[THE REQUEST]: Write out every entry, unchanged. Skip any picture.

[TASK DATA]:
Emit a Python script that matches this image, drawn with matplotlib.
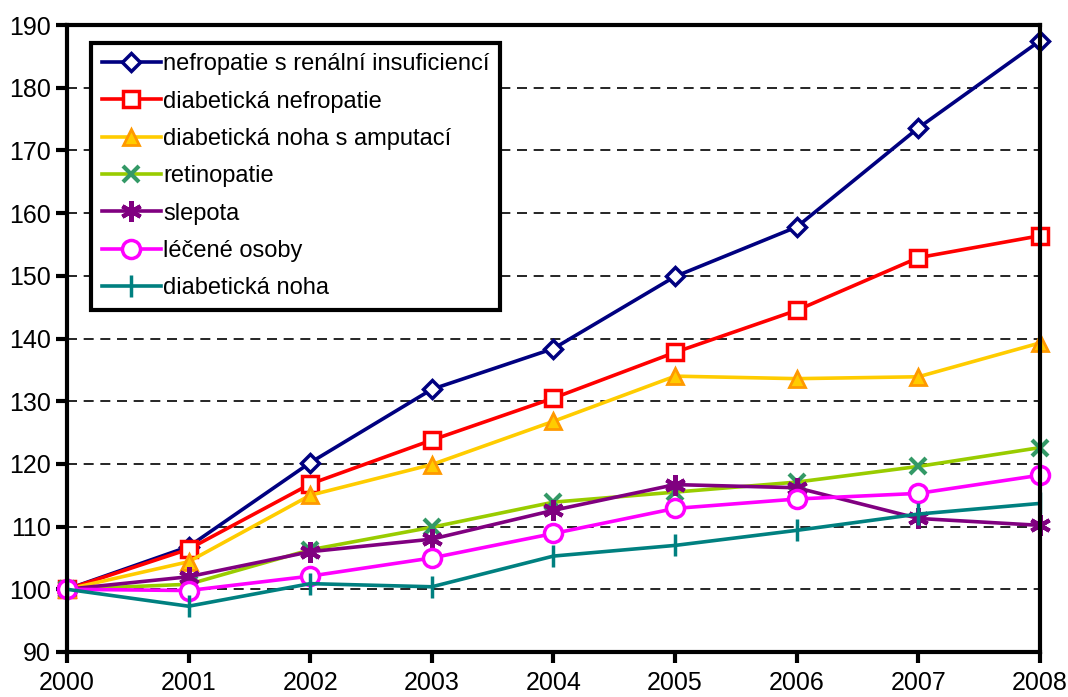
import matplotlib.pyplot as plt

plt.rcParams['font.family'] = ['Liberation Sans', 'DejaVu Sans']

years = [2000, 2001, 2002, 2003, 2004, 2005, 2006, 2007, 2008]

nefro_ren = [100, 106.8, 120.2, 131.9, 138.4, 149.9, 157.8, 173.6, 187.5]
nefro = [100, 106.4, 116.8, 123.8, 130.5, 137.8, 144.5, 152.9, 156.4]
noha_amp = [100, 104.4, 115.0, 119.9, 126.8, 134.0, 133.6, 133.9, 139.3]
retino = [100, 100.8, 106.3, 109.9, 113.9, 115.5, 117.1, 119.6, 122.6]
slepota = [100, 102.0, 106.0, 108.0, 112.6, 116.7, 116.2, 111.3, 110.2]
lecene = [100, 99.8, 102.1, 105.0, 108.9, 112.9, 114.4, 115.3, 118.2]
noha = [100, 97.3, 100.9, 100.4, 105.3, 107.0, 109.4, 112.0, 113.7]

labels = ["nefropatie s renální insuficiencí", "diabetická nefropatie",
          "diabetická noha s amputací", "retinopatie", "slepota",
          "léčené osoby", "diabetická noha"]

fig = plt.figure(figsize=(10.68, 6.97), dpi=100)
ax = fig.add_axes([0.0627, 0.0646, 0.9111, 0.8994])

lw = 2.6
ax.plot(years, nefro_ren, color='#000080', lw=lw, marker='D', ms=9,
        mfc='white', mec='#000080', mew=2.5, label=labels[0])
ax.plot(years, nefro, color='#FF0000', lw=lw, marker='s', ms=11,
        mfc='white', mec='#FF0000', mew=2.5, label=labels[1])
ax.plot(years, noha_amp, color='#FFCC00', lw=lw, marker='^', ms=12,
        mfc='#FFCC00', mec='#FF9900', mew=2, label=labels[2])
ax.plot(years, retino, color='#99CC00', lw=lw, marker='x', ms=12,
        mec='#339966', mew=3, label=labels[3])
ax.plot(years, slepota, color='#800080', lw=lw, marker=(6, 2, 0), ms=15,
        mec='#800080', mew=3, label=labels[4])
ax.plot(years, lecene, color='#FF00FF', lw=lw, marker='o', ms=13,
        mfc='white', mec='#FF00FF', mew=2.5, label=labels[5])
ax.plot(years, noha, color='#008080', lw=lw, marker='|', ms=16,
        mec='#008080', mew=2.5, label=labels[6])

ax.set_xlim(2000, 2008)
ax.set_ylim(90, 190)
ax.set_xticks(years)
ax.set_yticks(range(90, 191, 10))
ax.tick_params(labelsize=18, width=3, length=8, direction='out')
ax.tick_params(axis='x', pad=6)

for y in range(100, 190, 10):
    ax.axhline(y, color='black', lw=1.2, ls=(0, (6, 4)), zorder=0)

for s in ax.spines.values():
    s.set_linewidth(3)

for line in ax.get_lines():
    line.set_clip_on(False)

leg = ax.legend(loc='upper left', bbox_to_anchor=(0.025, 0.972), fontsize=17,
                frameon=True, fancybox=False, edgecolor='black',
                handlelength=2.5, borderpad=0.45, labelspacing=0.65,
                handletextpad=0.1, borderaxespad=0)
leg.get_frame().set_linewidth(3)
leg.get_frame().set_alpha(1)

fig.savefig("out.png", dpi=100)
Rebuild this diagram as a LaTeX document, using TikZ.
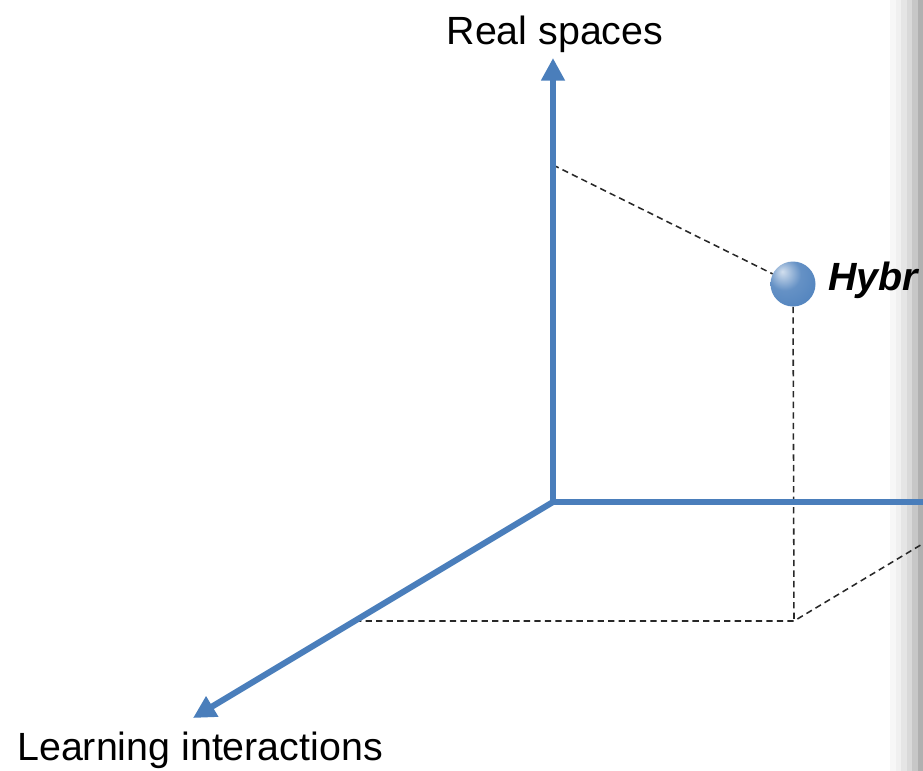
\documentclass[tikz,border=0pt]{standalone}
\usepackage{fontspec}
\setmainfont{Liberation Sans}
\usetikzlibrary{arrows.meta,positioning,calc}

\definecolor{axisblue}{RGB}{74,126,187}
\definecolor{dashgray}{RGB}{40,40,40}

\pgfdeclareradialshading{glassball}{\pgfpoint{-12bp}{14bp}}{%
  color(0bp)=(axisblue!25!white); color(18bp)=(axisblue!85!white);
  color(45bp)=(axisblue); color(62bp)=(axisblue!80!black); color(80bp)=(axisblue!80!black)}

\tikzset{
  axisline/.style={axisblue, line width=4.3pt},
  axisarrow/.style={axisline, -{Triangle[length=16pt,width=16pt]}},
  guide/.style={dashgray, line width=1.1pt, dash pattern=on 4.5pt off 3pt},
  axislabel/.style={font=\fontsize{28}{33}\selectfont, inner sep=0pt},
  sphere/.style={circle, minimum size=32pt, inner sep=0pt, shading=glassball},
}

\begin{document}
\begin{tikzpicture}[x=0.025cm, y=-0.025cm]

\useasboundingbox (0,0) rectangle (923,771);
\clip (0,0) rectangle (923,771);

% shadow strip at the right edge
\foreach \i/\tone in {0/3, 1/6, 2/10, 3/15, 4/22, 5/31} {
    \fill[black!\tone] (890+\i*5.6, 0) rectangle (923, 771);
}

% Axis points
\coordinate (O) at (553,502);
\coordinate (realtip) at (553,58);
\coordinate (learntip) at (193,718);
\coordinate (hybtip) at (940,502);

% Projection points
\coordinate (realmark) at (553,165);
\coordinate (learnmark) at (355,621);
\coordinate (foot) at (794,621);
\coordinate (farmark) at (944,531);

% Dashed guides
\node[sphere] (hybrid) at (793,284) {};
\draw[guide] (realmark) -- (hybrid);
\draw[guide] (hybrid) -- (foot);
\draw[guide] (learnmark) -- (foot) -- (farmark);

% Axes
\draw[axisline] (O) -- (hybtip);
\draw[axisarrow] (O) -- (realtip);
\draw[axisarrow] (O) -- (learntip);

% Labels
\node[axislabel, anchor=base] (real) at (555,44) {Real spaces};
\node[axislabel, anchor=base west] (learn) at (17,760) {Learning interactions};
\node[axislabel, anchor=base west, font=\fontsize{28}{33}\selectfont\bfseries\itshape] (hyb) at (828,290) {Hybr};

\end{tikzpicture}
\end{document}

[EXERCISE RESULT]:
Emit a Python script that matches this image, drawn with matplotlib.
import matplotlib.pyplot as plt

plt.rcParams['font.family'] = ['Liberation Sans', 'DejaVu Sans']

years = [2000, 2001, 2002, 2003, 2004, 2005, 2006, 2007, 2008]

nefro_ren = [100, 106.8, 120.2, 131.9, 138.4, 149.9, 157.8, 173.6, 187.5]
nefro = [100, 106.4, 116.8, 123.8, 130.5, 137.8, 144.5, 152.9, 156.4]
noha_amp = [100, 104.4, 115.0, 119.9, 126.8, 134.0, 133.6, 133.9, 139.3]
retino = [100, 100.8, 106.3, 109.9, 113.9, 115.5, 117.1, 119.6, 122.6]
slepota = [100, 102.0, 106.0, 108.0, 112.6, 116.7, 116.2, 111.3, 110.2]
lecene = [100, 99.8, 102.1, 105.0, 108.9, 112.9, 114.4, 115.3, 118.2]
noha = [100, 97.3, 100.9, 100.4, 105.3, 107.0, 109.4, 112.0, 113.7]

labels = ["nefropatie s renální insuficiencí", "diabetická nefropatie",
          "diabetická noha s amputací", "retinopatie", "slepota",
          "léčené osoby", "diabetická noha"]

fig = plt.figure(figsize=(10.68, 6.97), dpi=100)
ax = fig.add_axes([0.0627, 0.0646, 0.9111, 0.8994])

lw = 2.6
ax.plot(years, nefro_ren, color='#000080', lw=lw, marker='D', ms=9,
        mfc='white', mec='#000080', mew=2.5, label=labels[0])
ax.plot(years, nefro, color='#FF0000', lw=lw, marker='s', ms=11,
        mfc='white', mec='#FF0000', mew=2.5, label=labels[1])
ax.plot(years, noha_amp, color='#FFCC00', lw=lw, marker='^', ms=12,
        mfc='#FFCC00', mec='#FF9900', mew=2, label=labels[2])
ax.plot(years, retino, color='#99CC00', lw=lw, marker='x', ms=12,
        mec='#339966', mew=3, label=labels[3])
ax.plot(years, slepota, color='#800080', lw=lw, marker=(6, 2, 0), ms=15,
        mec='#800080', mew=3, label=labels[4])
ax.plot(years, lecene, color='#FF00FF', lw=lw, marker='o', ms=13,
        mfc='white', mec='#FF00FF', mew=2.5, label=labels[5])
ax.plot(years, noha, color='#008080', lw=lw, marker='|', ms=16,
        mec='#008080', mew=2.5, label=labels[6])

ax.set_xlim(2000, 2008)
ax.set_ylim(90, 190)
ax.set_xticks(years)
ax.set_yticks(range(90, 191, 10))
ax.tick_params(labelsize=18, width=3, length=8, direction='out')
ax.tick_params(axis='x', pad=6)

for y in range(100, 190, 10):
    ax.axhline(y, color='black', lw=1.2, ls=(0, (6, 4)), zorder=0)

for s in ax.spines.values():
    s.set_linewidth(3)

for line in ax.get_lines():
    line.set_clip_on(False)

leg = ax.legend(loc='upper left', bbox_to_anchor=(0.025, 0.972), fontsize=17,
                frameon=True, fancybox=False, edgecolor='black',
                handlelength=2.5, borderpad=0.45, labelspacing=0.65,
                handletextpad=0.1, borderaxespad=0)
leg.get_frame().set_linewidth(3)
leg.get_frame().set_alpha(1)

fig.savefig("out.png", dpi=100)
Rebuild this diagram as a LaTeX document, using TikZ.
\documentclass[tikz,border=0pt]{standalone}
\usepackage{fontspec}
\setmainfont{Liberation Sans}
\usetikzlibrary{arrows.meta,positioning,calc}

\definecolor{axisblue}{RGB}{74,126,187}
\definecolor{dashgray}{RGB}{40,40,40}

\pgfdeclareradialshading{glassball}{\pgfpoint{-12bp}{14bp}}{%
  color(0bp)=(axisblue!25!white); color(18bp)=(axisblue!85!white);
  color(45bp)=(axisblue); color(62bp)=(axisblue!80!black); color(80bp)=(axisblue!80!black)}

\tikzset{
  axisline/.style={axisblue, line width=4.3pt},
  axisarrow/.style={axisline, -{Triangle[length=16pt,width=16pt]}},
  guide/.style={dashgray, line width=1.1pt, dash pattern=on 4.5pt off 3pt},
  axislabel/.style={font=\fontsize{28}{33}\selectfont, inner sep=0pt},
  sphere/.style={circle, minimum size=32pt, inner sep=0pt, shading=glassball},
}

\begin{document}
\begin{tikzpicture}[x=0.025cm, y=-0.025cm]

\useasboundingbox (0,0) rectangle (923,771);
\clip (0,0) rectangle (923,771);

% shadow strip at the right edge
\foreach \i/\tone in {0/3, 1/6, 2/10, 3/15, 4/22, 5/31} {
    \fill[black!\tone] (890+\i*5.6, 0) rectangle (923, 771);
}

% Axis points
\coordinate (O) at (553,502);
\coordinate (realtip) at (553,58);
\coordinate (learntip) at (193,718);
\coordinate (hybtip) at (940,502);

% Projection points
\coordinate (realmark) at (553,165);
\coordinate (learnmark) at (355,621);
\coordinate (foot) at (794,621);
\coordinate (farmark) at (944,531);

% Dashed guides
\node[sphere] (hybrid) at (793,284) {};
\draw[guide] (realmark) -- (hybrid);
\draw[guide] (hybrid) -- (foot);
\draw[guide] (learnmark) -- (foot) -- (farmark);

% Axes
\draw[axisline] (O) -- (hybtip);
\draw[axisarrow] (O) -- (realtip);
\draw[axisarrow] (O) -- (learntip);

% Labels
\node[axislabel, anchor=base] (real) at (555,44) {Real spaces};
\node[axislabel, anchor=base west] (learn) at (17,760) {Learning interactions};
\node[axislabel, anchor=base west, font=\fontsize{28}{33}\selectfont\bfseries\itshape] (hyb) at (828,290) {Hybr};

\end{tikzpicture}
\end{document}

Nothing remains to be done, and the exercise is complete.